> **Problem**: Images should be left out, and everything else in the listing reproduced exactly.

> **Data**:
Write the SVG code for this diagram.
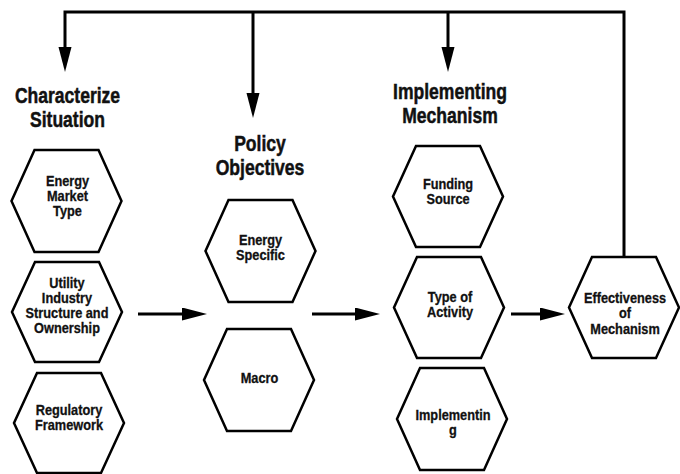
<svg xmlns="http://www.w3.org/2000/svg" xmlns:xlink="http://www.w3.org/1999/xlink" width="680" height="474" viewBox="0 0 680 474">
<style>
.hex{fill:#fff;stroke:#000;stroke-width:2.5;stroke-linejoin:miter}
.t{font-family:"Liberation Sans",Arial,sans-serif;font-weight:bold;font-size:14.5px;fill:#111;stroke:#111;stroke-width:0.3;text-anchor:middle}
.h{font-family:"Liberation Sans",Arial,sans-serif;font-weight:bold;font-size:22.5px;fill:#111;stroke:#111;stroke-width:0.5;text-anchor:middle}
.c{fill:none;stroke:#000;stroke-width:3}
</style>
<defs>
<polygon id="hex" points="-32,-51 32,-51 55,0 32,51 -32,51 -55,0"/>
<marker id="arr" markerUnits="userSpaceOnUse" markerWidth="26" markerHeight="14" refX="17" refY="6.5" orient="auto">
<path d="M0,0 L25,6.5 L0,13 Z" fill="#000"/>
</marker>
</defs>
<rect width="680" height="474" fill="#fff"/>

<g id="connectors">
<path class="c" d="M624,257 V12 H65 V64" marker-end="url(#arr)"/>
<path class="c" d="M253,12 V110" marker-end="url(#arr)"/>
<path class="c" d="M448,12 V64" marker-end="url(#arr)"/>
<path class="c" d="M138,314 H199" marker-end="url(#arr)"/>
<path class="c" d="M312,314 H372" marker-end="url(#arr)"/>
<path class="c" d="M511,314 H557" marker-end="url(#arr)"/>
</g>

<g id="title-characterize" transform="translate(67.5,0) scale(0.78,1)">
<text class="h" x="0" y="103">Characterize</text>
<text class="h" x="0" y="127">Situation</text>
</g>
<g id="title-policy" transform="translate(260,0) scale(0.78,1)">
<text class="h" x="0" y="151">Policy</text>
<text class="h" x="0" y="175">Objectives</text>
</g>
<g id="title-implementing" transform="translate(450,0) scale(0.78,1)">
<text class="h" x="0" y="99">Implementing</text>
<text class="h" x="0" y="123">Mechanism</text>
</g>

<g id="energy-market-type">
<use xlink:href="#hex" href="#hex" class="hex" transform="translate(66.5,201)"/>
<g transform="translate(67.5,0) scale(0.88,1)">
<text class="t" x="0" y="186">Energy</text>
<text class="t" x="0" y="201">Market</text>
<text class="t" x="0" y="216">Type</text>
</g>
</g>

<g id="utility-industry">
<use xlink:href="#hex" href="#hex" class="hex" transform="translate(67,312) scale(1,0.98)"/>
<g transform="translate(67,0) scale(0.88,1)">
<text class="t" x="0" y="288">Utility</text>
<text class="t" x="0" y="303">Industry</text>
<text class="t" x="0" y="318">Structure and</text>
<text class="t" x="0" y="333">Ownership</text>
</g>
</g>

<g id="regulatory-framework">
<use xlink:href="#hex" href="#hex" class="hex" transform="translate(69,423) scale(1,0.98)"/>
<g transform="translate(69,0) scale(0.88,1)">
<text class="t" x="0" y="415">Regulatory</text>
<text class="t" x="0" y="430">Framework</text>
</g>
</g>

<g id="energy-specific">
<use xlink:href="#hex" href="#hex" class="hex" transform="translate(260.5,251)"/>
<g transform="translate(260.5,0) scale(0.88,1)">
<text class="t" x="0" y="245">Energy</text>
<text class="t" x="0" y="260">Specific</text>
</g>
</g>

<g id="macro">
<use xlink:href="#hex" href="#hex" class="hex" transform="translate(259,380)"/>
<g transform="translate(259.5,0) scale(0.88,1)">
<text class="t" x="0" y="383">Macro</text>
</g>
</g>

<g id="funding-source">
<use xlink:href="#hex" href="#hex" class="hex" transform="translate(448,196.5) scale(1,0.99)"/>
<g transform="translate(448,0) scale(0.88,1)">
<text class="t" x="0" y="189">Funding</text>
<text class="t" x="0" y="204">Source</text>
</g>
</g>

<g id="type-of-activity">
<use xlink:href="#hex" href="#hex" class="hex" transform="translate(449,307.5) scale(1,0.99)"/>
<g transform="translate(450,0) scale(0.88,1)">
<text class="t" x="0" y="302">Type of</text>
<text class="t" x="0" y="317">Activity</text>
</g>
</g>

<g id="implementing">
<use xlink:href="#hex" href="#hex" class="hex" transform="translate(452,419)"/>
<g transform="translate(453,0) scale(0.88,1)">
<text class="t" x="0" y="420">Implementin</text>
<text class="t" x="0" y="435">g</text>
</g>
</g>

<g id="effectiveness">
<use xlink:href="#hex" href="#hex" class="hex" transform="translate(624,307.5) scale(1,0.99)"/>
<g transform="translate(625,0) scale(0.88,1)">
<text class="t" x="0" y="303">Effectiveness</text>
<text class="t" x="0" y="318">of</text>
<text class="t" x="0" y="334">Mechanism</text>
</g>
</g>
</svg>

> **Answer for this exercise**:
Write the SVG code for this diagram.
<svg xmlns="http://www.w3.org/2000/svg" xmlns:xlink="http://www.w3.org/1999/xlink" width="680" height="474" viewBox="0 0 680 474">
<style>
.hex{fill:#fff;stroke:#000;stroke-width:2.5;stroke-linejoin:miter}
.t{font-family:"Liberation Sans",Arial,sans-serif;font-weight:bold;font-size:14.5px;fill:#111;stroke:#111;stroke-width:0.3;text-anchor:middle}
.h{font-family:"Liberation Sans",Arial,sans-serif;font-weight:bold;font-size:22.5px;fill:#111;stroke:#111;stroke-width:0.5;text-anchor:middle}
.c{fill:none;stroke:#000;stroke-width:3}
</style>
<defs>
<polygon id="hex" points="-32,-51 32,-51 55,0 32,51 -32,51 -55,0"/>
<marker id="arr" markerUnits="userSpaceOnUse" markerWidth="26" markerHeight="14" refX="17" refY="6.5" orient="auto">
<path d="M0,0 L25,6.5 L0,13 Z" fill="#000"/>
</marker>
</defs>
<rect width="680" height="474" fill="#fff"/>

<g id="connectors">
<path class="c" d="M624,257 V12 H65 V64" marker-end="url(#arr)"/>
<path class="c" d="M253,12 V110" marker-end="url(#arr)"/>
<path class="c" d="M448,12 V64" marker-end="url(#arr)"/>
<path class="c" d="M138,314 H199" marker-end="url(#arr)"/>
<path class="c" d="M312,314 H372" marker-end="url(#arr)"/>
<path class="c" d="M511,314 H557" marker-end="url(#arr)"/>
</g>

<g id="title-characterize" transform="translate(67.5,0) scale(0.78,1)">
<text class="h" x="0" y="103">Characterize</text>
<text class="h" x="0" y="127">Situation</text>
</g>
<g id="title-policy" transform="translate(260,0) scale(0.78,1)">
<text class="h" x="0" y="151">Policy</text>
<text class="h" x="0" y="175">Objectives</text>
</g>
<g id="title-implementing" transform="translate(450,0) scale(0.78,1)">
<text class="h" x="0" y="99">Implementing</text>
<text class="h" x="0" y="123">Mechanism</text>
</g>

<g id="energy-market-type">
<use xlink:href="#hex" href="#hex" class="hex" transform="translate(66.5,201)"/>
<g transform="translate(67.5,0) scale(0.88,1)">
<text class="t" x="0" y="186">Energy</text>
<text class="t" x="0" y="201">Market</text>
<text class="t" x="0" y="216">Type</text>
</g>
</g>

<g id="utility-industry">
<use xlink:href="#hex" href="#hex" class="hex" transform="translate(67,312) scale(1,0.98)"/>
<g transform="translate(67,0) scale(0.88,1)">
<text class="t" x="0" y="288">Utility</text>
<text class="t" x="0" y="303">Industry</text>
<text class="t" x="0" y="318">Structure and</text>
<text class="t" x="0" y="333">Ownership</text>
</g>
</g>

<g id="regulatory-framework">
<use xlink:href="#hex" href="#hex" class="hex" transform="translate(69,423) scale(1,0.98)"/>
<g transform="translate(69,0) scale(0.88,1)">
<text class="t" x="0" y="415">Regulatory</text>
<text class="t" x="0" y="430">Framework</text>
</g>
</g>

<g id="energy-specific">
<use xlink:href="#hex" href="#hex" class="hex" transform="translate(260.5,251)"/>
<g transform="translate(260.5,0) scale(0.88,1)">
<text class="t" x="0" y="245">Energy</text>
<text class="t" x="0" y="260">Specific</text>
</g>
</g>

<g id="macro">
<use xlink:href="#hex" href="#hex" class="hex" transform="translate(259,380)"/>
<g transform="translate(259.5,0) scale(0.88,1)">
<text class="t" x="0" y="383">Macro</text>
</g>
</g>

<g id="funding-source">
<use xlink:href="#hex" href="#hex" class="hex" transform="translate(448,196.5) scale(1,0.99)"/>
<g transform="translate(448,0) scale(0.88,1)">
<text class="t" x="0" y="189">Funding</text>
<text class="t" x="0" y="204">Source</text>
</g>
</g>

<g id="type-of-activity">
<use xlink:href="#hex" href="#hex" class="hex" transform="translate(449,307.5) scale(1,0.99)"/>
<g transform="translate(450,0) scale(0.88,1)">
<text class="t" x="0" y="302">Type of</text>
<text class="t" x="0" y="317">Activity</text>
</g>
</g>

<g id="implementing">
<use xlink:href="#hex" href="#hex" class="hex" transform="translate(452,419)"/>
<g transform="translate(453,0) scale(0.88,1)">
<text class="t" x="0" y="420">Implementin</text>
<text class="t" x="0" y="435">g</text>
</g>
</g>

<g id="effectiveness">
<use xlink:href="#hex" href="#hex" class="hex" transform="translate(624,307.5) scale(1,0.99)"/>
<g transform="translate(625,0) scale(0.88,1)">
<text class="t" x="0" y="303">Effectiveness</text>
<text class="t" x="0" y="318">of</text>
<text class="t" x="0" y="334">Mechanism</text>
</g>
</g>
</svg>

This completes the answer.